Nossa! Como isso é insano! Como é possível alguém se achar capaz de julgar quem merece ou não conquistar algo mais?

Porém, algo mais louco pode acontecer! De repente alguém pode acordar de manhã, começar a observar sua vida e descobrir que conquistou muito, muito mais do que muitos durante toda uma vida irão consegui. E isso tem  efeito perverso. Pode nascer a culpa de não ser a pessoa mais feliz do mundo. Nesse contexto as pessoas começam a usar máscaras para reafirmarem que são inteiras e que correspondem ao ideal de felicidade criada no imaginário de todos, e que de alguma forma aprenderam aceitar como certa.

É nesse momento que inicia Dança comigo, no aniversário de  John Clark - Richard Gere ator que já conquistou o público em clássicos, como Linda Mulher, Noiva em Fulga e Gigolô Americano-, um advogado bem sucedido, especialista em testamento e com uma família harmônica, assume a vida como rotina perfeita. O acordar cedo, ir ao trabalho, voltar para casa e reencontrar a família, sem se darem conta de que a vida pode oferecer um pouco mais. Algo que a cada dia fica mais comum na vida das pessoas.

Peter Chelsom, mesmo diretor de Escrito nas Estrelas, conseguiu demonstrar esse conformismo do protagonista. Logo nas primeiras cenas, Suzan Sarandon, interpretando Beverlin Clark, esposa de Jonh Clark questiona o desejo do marido, algo que ele pudesse querer, pois ela não conseguia perceber o que realmente pudesse agradar o companheiro de vida. E a resposta clássica é dita pelo personagem como se fosse uma verdade universal: O Que mais posso querer? Tenho tudo, uma família linda e uma mulher que amo.

Mas será que realmente se conquista tudo? Será que verdadeiramente se consegue  atingir um estágio que não se planeja novos sonhos e mesmo assim se obtém a felicidade?

Na volta para casa, como tantas outras, John Clark observa uma moça de olhar triste e perdido, encostada na janela de uma academia de dança, a dançarina Paulina, vivida por Jennifer Lopes. O desejo de conhecer a bailarina faz com que o advogado se matricule na academia para estudar dança de salão.

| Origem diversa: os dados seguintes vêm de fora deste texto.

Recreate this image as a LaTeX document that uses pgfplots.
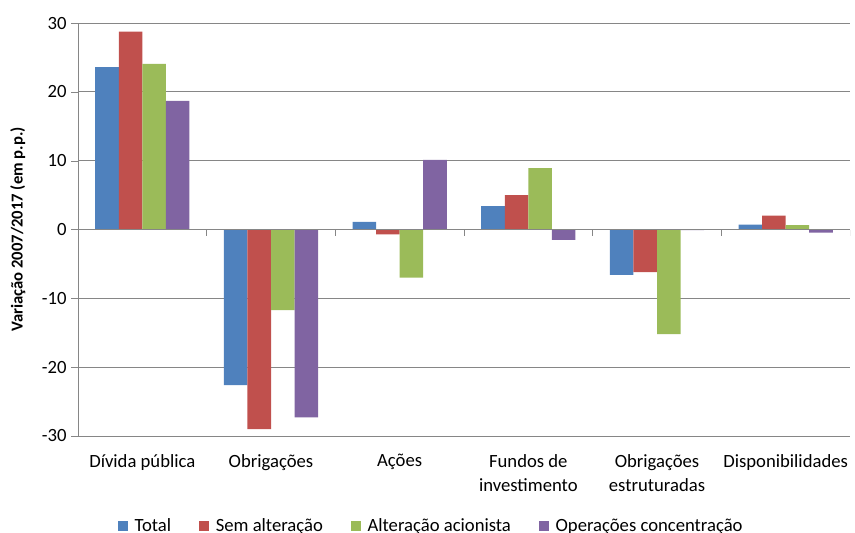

Os mais afoitos ou simplistas podem achar que se trata de uma atração, ou mesmo de uma possível traição conjugal. Mas enganam-se. O que impulsiona esse encontro é a vontade do advogado entender como alguém se permite o direito de expor em sua face a decepção, a angustia de não mais querer sonhar ou mesmo de desejar alçar novos vôos. Verdades que ele próprio tenta ocultar de todos.

Após o início das aulas, o advogado começa a se soltar mais, apresentar maior leveza na maneira de conduzir a vida, o que despertam suspeitas da família. E daí desencadeia cenas engraçadas vividas por Suzan e o detetive  contratado para descobrir o que está promovendo as mudanças no comportamento do marido.

Sem dúvidas o expectador vai deliciar com as cenas vividas por Stanley Tucci  Peterson ,Bobby Cannavale e Omar Benson Miller, e certamente o prazer da dança passará a fazer parte do imaginário de todos.

E mesmo que o divertimento o filme possa não ser unanimidade, a reflexão mínima passará por alguns instantes na mente. Quem sabe um grito interno de Sim quero mais, quero poder acordar um dia mais tarde sem dar explicação a ninguém, encontrar pessoas diferentes e conversar, descobrir o prazer de fazer coisas que nunca sonhei, descobrir minha alma e conectar com as minhas outras milhares de possibilidades de existir. Mas também o expectador merece o direito de não ser obrigado a revoluções pré-determinadas, a levantar bandeiras do algo a mais. Afinal, que tem o direito de dizer o que é certo ou errado. Na dúvida, assista Vem Dançar na companhia de amigos, pipoca e com espaço que permita um tango, afinal nunca se sabe.